KAVGA ETMEDEN YAŞAMAK MÜMKÜN MÜ?
Tabi ki değil!
Kavga ya da bir başka deyişle çatışma olmadan büyümek, gelişmek pek mümkün görünmüyor. Bilirsiniz ta çocukluktan başlar bu kavgalar, insan çocukken bile kavgacıdır. Akıl bali değildir ama taraftır. Bir yaratılış dokunuşudur öyleyse kavga, yani onurlu ve erdemli bir iştir aslında. Çatışarak daha iyiyi ve güzeli elde etmemiz beklenir. Kavga ederek zamanın ve mekânın bizi hapsetmek istediği odalardan zihnimizi sürekli taze tutacağımız aydınlık ferah ortamlar ve düşmeden yürüyeceğimiz sağlam zeminler ediniriz. Kavganın sebebi ya da fitilinin nereden ateşlendirildiği önemli değildir. Eğer taraflar mevcut ise kavga meşru olmalıdır.
İçinde bulunduğumuz coğrafyada kavgalar çok daha farklı versiyonları ile gündemde. Bir tarafta seçilsen de bize sökmez illetinden efelenen bir ayağı askeri bir ayağı yargı vesayetine basan ezelden elitler, diğer tarafta istismar ve sömürü ticaretinin dönüşemeyen dershaneleri ve okulları ile çok kazanan fakat Pensilvanyada harcayan tevazü abideleri var. Bu yapı her kuruma özel yetiştirdiği çok fonksiyonlu ılımlı imamlı güçleriyle iyi nüfuz edebilen tuzluklara, ithal ettiği teknoloji ile iyi dinleyen ve ‘üst akılını’ mahcup etmeyen,kulaklara da sahip. Ez cümle ağlanacak haline gülen, güdülen cemaat.
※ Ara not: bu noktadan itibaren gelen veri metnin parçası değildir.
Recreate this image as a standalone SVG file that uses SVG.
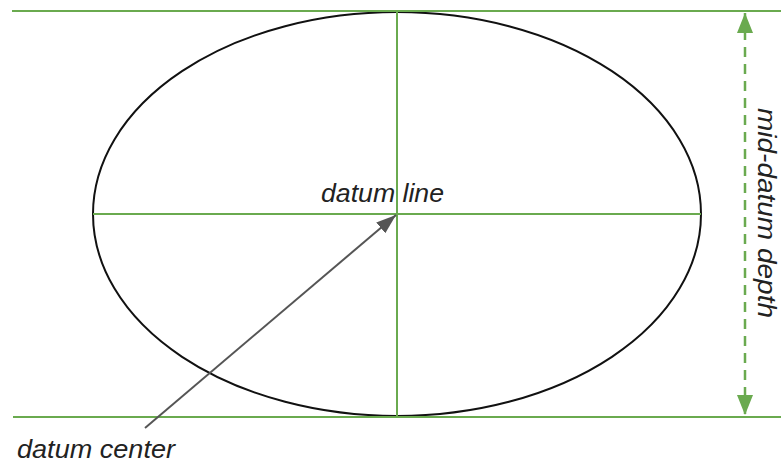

Hedefte ise, sokaktaki vatandaşın üç dönemdir ‘bir bildiğimiz var herhalde’ dercesine iş başına getirdiği hükümet.
Amaç:
Sandıkta yenemediğin hükümeti katakulli ile devirmek
Yöntem:
Aforoz etmek istediğin kişiyi belden aşağı iftira ve kaset siyasetiyle toplumda nazarında itibarsızlaştırmak.
Ölçü:
Amaca giden her yol mubah.
Kavga heyecanlı tezgâh mükemmel taraflar ve şartlar hazır.
Fakat, durun bir dakika!bugün insanların ya da kurumların amellerine dair montaj kaset yayma, dublaj diyaloglar üretme ve bunlar üzerinden negatif algı oluşturma şeklinde tezahür eden kavga acaba yukarıda bahsettiğimiz devinime dayalı kalkınmayı tetikleyecek bir mücadelenin habercisi mi? Yoksa beynimizde muğlak bir kavram gibi cümle içerisinde nereye konduracağımızı bilemediğimiz ama olumsuz etkisini her an hissettiğimiz beyhude bir çırpınış ,anlamsız bir kelimemi oldu kavga bugünlerde.
Sonuç:
Vatandaş bütün bu olup bitenlerden ne anlıyor. Bir yaratılış dokunuşu, onurlu, erdirici bir kavga değil bu. Yaşananlardan iyi ve güzel doğmaz bilakis maraz doğar.Farklılıklar arasındaki bu ayrışmalar, demokrasi yolunda kat edici ,erdirici bir süreci temsil etmiyor. Ya da maddi manevi kalkınmamıza ivme kazandıracak onurlu asil bir mücadele değildir bu. Olsa olsa dünyada emsali görülmemiş edep ve haya’nın rafa kalktığı necaset ve ihanet şebekelerinin tek dişi kalmış son oyunları ve oyuncularıdır bunlar.
Sadede Gelelim
Enseyi karartmaya gerek yok, bununda, var bir hikmeti deyip şöylede düşünebiliriz: eğer bu çirkin tezgah kurulmasa idi ,bu yalan ,iftira ve şantaj çetesi ve yandaşı, durumdan vazife çıkarmaya hevesli vesayet kalıntıları milletten hak ettiği tokadı yememiş buna karşılık ustalık döneminde olduğunu söyleyen ama acemice hatalar yapan sözde ‘aldatılan’ bir iktidar da felekten unutamayacağı bir ders alamayacak olurdu.. En azından biz böyle temenni ediyoruz.